_EXERCISE_. Return only those lines from the line containing "Write a Python" to the line containing "fontweight='bold', color='#222', labelpad=6)", both included, and please omit the pictures.
--- begin ---
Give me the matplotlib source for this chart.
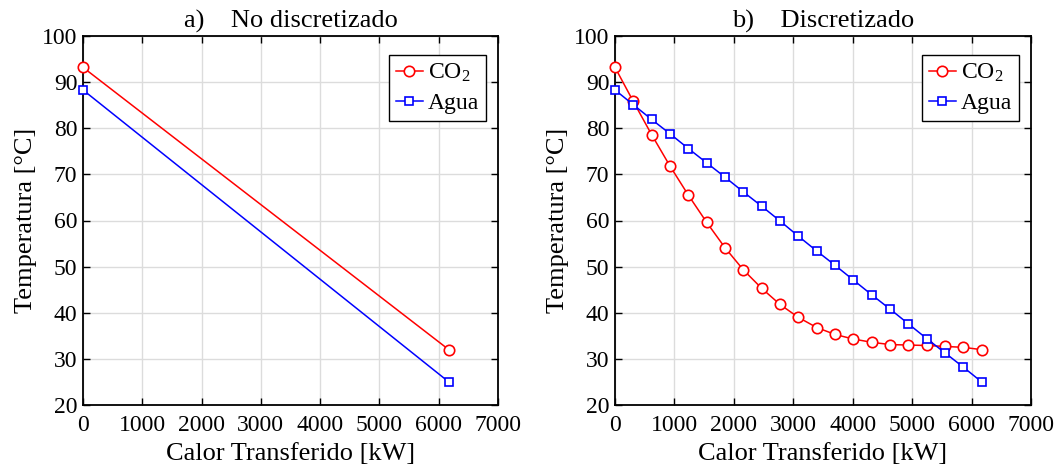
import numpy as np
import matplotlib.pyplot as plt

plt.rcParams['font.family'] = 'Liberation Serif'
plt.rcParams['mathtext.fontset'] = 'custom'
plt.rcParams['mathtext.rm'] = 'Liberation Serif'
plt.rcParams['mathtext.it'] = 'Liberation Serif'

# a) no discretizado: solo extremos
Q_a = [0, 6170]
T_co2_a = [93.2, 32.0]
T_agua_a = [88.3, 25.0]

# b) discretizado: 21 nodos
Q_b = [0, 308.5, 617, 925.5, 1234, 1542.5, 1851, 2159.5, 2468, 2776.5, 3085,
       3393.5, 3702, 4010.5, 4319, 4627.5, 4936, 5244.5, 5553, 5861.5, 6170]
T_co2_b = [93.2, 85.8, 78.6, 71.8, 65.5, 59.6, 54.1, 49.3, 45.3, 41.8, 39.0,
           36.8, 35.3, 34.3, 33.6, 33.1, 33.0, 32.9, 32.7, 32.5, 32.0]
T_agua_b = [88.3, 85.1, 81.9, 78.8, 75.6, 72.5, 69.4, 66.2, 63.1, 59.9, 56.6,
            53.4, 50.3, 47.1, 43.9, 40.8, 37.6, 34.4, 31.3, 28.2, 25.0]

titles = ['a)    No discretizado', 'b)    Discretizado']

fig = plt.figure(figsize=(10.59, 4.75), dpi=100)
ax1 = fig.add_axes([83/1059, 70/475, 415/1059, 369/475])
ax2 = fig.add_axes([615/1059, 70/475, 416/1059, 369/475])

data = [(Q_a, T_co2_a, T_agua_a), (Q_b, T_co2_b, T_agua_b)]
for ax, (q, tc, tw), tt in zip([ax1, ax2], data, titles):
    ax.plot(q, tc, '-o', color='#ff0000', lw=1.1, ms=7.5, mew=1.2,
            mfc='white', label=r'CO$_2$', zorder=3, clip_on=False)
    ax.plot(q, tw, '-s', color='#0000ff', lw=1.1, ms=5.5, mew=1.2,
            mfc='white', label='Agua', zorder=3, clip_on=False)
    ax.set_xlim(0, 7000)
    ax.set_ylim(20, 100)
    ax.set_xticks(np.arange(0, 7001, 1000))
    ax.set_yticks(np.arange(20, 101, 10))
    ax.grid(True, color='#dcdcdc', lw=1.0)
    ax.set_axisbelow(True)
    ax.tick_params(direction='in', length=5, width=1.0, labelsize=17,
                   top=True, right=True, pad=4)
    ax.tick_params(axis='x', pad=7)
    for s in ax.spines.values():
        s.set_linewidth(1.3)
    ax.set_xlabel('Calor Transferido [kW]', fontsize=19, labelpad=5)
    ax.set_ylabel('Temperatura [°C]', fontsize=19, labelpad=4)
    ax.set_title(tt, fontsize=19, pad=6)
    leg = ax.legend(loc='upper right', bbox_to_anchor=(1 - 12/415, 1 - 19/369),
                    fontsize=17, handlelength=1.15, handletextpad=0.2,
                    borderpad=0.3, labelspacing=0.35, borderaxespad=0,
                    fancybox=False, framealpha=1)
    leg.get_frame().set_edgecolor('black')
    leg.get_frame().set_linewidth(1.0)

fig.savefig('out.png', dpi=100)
--- end ---
--- begin ---
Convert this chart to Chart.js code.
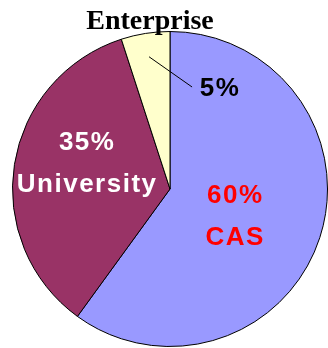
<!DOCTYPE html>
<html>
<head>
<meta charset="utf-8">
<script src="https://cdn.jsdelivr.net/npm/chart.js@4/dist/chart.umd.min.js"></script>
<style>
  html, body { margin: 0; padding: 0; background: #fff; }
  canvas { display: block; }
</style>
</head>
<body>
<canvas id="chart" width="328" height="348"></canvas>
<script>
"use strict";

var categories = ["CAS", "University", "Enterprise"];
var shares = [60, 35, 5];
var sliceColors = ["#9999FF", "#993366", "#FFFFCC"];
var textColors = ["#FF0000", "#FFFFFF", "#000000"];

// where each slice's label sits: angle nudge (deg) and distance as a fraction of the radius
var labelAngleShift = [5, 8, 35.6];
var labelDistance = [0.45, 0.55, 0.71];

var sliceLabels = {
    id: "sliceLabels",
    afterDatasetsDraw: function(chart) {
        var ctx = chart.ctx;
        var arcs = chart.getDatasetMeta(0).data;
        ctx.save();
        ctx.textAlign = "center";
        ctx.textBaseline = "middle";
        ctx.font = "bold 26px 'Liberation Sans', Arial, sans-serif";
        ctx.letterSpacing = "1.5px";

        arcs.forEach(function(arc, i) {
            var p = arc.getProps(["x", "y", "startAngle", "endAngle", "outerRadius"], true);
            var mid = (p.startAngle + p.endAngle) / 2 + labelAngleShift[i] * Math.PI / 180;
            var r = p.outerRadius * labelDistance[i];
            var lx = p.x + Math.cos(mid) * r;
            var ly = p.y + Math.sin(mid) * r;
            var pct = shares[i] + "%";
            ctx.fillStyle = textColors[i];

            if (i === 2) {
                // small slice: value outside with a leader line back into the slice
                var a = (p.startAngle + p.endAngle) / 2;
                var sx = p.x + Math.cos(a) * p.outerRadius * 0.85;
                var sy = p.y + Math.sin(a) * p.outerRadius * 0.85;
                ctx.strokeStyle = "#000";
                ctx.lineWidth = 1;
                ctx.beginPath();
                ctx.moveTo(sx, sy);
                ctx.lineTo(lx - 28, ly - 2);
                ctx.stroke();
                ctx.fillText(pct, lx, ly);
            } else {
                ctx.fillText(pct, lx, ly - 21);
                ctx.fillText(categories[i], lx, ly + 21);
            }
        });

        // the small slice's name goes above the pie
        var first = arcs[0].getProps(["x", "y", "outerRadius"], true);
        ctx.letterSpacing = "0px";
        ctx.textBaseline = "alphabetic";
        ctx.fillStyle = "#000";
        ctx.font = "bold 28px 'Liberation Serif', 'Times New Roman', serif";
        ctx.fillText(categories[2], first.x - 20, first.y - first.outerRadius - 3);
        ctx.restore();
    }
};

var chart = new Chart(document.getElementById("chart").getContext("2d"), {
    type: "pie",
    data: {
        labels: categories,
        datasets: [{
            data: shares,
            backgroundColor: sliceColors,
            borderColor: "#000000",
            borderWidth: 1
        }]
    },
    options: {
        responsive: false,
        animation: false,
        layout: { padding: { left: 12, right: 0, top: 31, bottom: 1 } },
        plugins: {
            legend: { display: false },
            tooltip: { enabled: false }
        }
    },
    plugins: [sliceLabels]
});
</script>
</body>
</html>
--- end ---
--- begin ---
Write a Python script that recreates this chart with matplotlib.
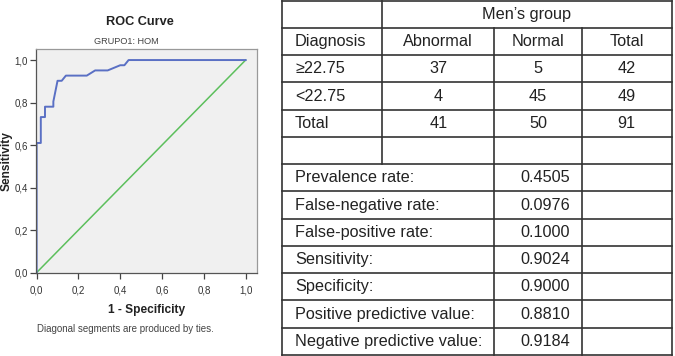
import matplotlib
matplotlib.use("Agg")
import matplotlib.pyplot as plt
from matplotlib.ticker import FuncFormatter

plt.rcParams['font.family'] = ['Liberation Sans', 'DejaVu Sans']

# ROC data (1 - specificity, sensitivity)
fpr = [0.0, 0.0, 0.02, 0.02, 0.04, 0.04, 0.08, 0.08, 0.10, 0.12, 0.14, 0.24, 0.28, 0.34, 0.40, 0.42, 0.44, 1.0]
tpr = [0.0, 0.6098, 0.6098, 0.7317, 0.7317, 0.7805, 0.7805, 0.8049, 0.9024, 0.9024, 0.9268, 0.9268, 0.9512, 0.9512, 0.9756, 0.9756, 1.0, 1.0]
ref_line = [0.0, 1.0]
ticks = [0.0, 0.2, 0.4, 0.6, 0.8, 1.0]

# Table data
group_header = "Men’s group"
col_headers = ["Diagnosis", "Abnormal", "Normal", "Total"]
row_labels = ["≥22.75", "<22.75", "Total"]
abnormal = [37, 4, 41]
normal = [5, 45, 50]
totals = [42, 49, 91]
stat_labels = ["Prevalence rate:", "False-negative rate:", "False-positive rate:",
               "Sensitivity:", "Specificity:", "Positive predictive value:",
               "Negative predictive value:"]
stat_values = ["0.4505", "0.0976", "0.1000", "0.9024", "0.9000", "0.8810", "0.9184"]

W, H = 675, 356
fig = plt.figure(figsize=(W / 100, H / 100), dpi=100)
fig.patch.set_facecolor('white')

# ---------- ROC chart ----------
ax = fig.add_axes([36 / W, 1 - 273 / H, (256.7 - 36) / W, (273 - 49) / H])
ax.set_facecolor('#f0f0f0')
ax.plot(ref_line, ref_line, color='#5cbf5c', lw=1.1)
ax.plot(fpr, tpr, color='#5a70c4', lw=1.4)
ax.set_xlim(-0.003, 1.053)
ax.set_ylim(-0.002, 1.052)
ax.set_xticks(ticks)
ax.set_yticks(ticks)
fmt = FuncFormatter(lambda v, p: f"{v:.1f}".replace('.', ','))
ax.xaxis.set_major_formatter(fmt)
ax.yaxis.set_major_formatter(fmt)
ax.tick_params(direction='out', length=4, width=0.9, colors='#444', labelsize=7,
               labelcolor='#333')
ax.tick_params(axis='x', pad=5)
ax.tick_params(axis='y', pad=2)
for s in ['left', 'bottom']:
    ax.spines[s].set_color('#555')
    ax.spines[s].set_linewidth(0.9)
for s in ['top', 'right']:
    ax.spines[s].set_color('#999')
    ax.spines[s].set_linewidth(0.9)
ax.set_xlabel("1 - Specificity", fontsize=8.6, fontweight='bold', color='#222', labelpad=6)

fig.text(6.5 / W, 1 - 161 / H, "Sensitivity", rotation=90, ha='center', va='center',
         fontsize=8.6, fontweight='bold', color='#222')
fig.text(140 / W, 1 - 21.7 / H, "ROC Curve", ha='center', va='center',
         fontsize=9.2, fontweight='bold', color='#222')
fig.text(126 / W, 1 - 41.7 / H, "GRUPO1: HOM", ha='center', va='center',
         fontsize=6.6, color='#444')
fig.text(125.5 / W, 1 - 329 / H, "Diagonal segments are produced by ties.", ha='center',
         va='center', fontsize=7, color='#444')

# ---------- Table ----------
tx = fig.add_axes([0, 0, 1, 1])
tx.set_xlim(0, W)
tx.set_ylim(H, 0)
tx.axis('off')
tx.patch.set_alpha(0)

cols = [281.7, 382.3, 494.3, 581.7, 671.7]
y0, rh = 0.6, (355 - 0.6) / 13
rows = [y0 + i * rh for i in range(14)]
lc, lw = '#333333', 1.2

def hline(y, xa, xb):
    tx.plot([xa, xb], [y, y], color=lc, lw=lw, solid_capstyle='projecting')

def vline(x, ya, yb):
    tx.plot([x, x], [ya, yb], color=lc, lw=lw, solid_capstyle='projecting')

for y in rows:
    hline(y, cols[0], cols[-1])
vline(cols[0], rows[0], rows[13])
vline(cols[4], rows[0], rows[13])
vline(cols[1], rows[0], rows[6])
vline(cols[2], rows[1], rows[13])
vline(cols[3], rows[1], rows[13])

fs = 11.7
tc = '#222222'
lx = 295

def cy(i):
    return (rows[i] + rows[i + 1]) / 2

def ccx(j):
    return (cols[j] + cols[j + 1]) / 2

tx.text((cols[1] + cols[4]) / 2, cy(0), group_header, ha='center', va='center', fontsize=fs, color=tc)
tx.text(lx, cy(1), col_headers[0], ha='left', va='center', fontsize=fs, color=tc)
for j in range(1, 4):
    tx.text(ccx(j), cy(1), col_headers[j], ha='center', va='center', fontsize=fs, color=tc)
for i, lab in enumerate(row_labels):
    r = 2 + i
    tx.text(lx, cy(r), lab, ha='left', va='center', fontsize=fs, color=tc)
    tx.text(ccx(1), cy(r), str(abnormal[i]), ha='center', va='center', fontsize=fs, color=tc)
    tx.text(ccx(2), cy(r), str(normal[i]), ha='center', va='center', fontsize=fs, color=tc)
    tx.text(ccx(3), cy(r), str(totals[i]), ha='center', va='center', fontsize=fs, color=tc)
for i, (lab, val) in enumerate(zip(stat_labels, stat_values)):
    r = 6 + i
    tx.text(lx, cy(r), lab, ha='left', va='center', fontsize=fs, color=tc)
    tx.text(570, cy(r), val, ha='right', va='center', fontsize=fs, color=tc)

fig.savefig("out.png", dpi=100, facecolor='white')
--- end ---
_SOLUTION TO THIS TASK_.
Write a Python script that recreates this chart with matplotlib.
import matplotlib
matplotlib.use("Agg")
import matplotlib.pyplot as plt
from matplotlib.ticker import FuncFormatter

plt.rcParams['font.family'] = ['Liberation Sans', 'DejaVu Sans']

# ROC data (1 - specificity, sensitivity)
fpr = [0.0, 0.0, 0.02, 0.02, 0.04, 0.04, 0.08, 0.08, 0.10, 0.12, 0.14, 0.24, 0.28, 0.34, 0.40, 0.42, 0.44, 1.0]
tpr = [0.0, 0.6098, 0.6098, 0.7317, 0.7317, 0.7805, 0.7805, 0.8049, 0.9024, 0.9024, 0.9268, 0.9268, 0.9512, 0.9512, 0.9756, 0.9756, 1.0, 1.0]
ref_line = [0.0, 1.0]
ticks = [0.0, 0.2, 0.4, 0.6, 0.8, 1.0]

# Table data
group_header = "Men’s group"
col_headers = ["Diagnosis", "Abnormal", "Normal", "Total"]
row_labels = ["≥22.75", "<22.75", "Total"]
abnormal = [37, 4, 41]
normal = [5, 45, 50]
totals = [42, 49, 91]
stat_labels = ["Prevalence rate:", "False-negative rate:", "False-positive rate:",
               "Sensitivity:", "Specificity:", "Positive predictive value:",
               "Negative predictive value:"]
stat_values = ["0.4505", "0.0976", "0.1000", "0.9024", "0.9000", "0.8810", "0.9184"]

W, H = 675, 356
fig = plt.figure(figsize=(W / 100, H / 100), dpi=100)
fig.patch.set_facecolor('white')

# ---------- ROC chart ----------
ax = fig.add_axes([36 / W, 1 - 273 / H, (256.7 - 36) / W, (273 - 49) / H])
ax.set_facecolor('#f0f0f0')
ax.plot(ref_line, ref_line, color='#5cbf5c', lw=1.1)
ax.plot(fpr, tpr, color='#5a70c4', lw=1.4)
ax.set_xlim(-0.003, 1.053)
ax.set_ylim(-0.002, 1.052)
ax.set_xticks(ticks)
ax.set_yticks(ticks)
fmt = FuncFormatter(lambda v, p: f"{v:.1f}".replace('.', ','))
ax.xaxis.set_major_formatter(fmt)
ax.yaxis.set_major_formatter(fmt)
ax.tick_params(direction='out', length=4, width=0.9, colors='#444', labelsize=7,
               labelcolor='#333')
ax.tick_params(axis='x', pad=5)
ax.tick_params(axis='y', pad=2)
for s in ['left', 'bottom']:
    ax.spines[s].set_color('#555')
    ax.spines[s].set_linewidth(0.9)
for s in ['top', 'right']:
    ax.spines[s].set_color('#999')
    ax.spines[s].set_linewidth(0.9)
ax.set_xlabel("1 - Specificity", fontsize=8.6, fontweight='bold', color='#222', labelpad=6)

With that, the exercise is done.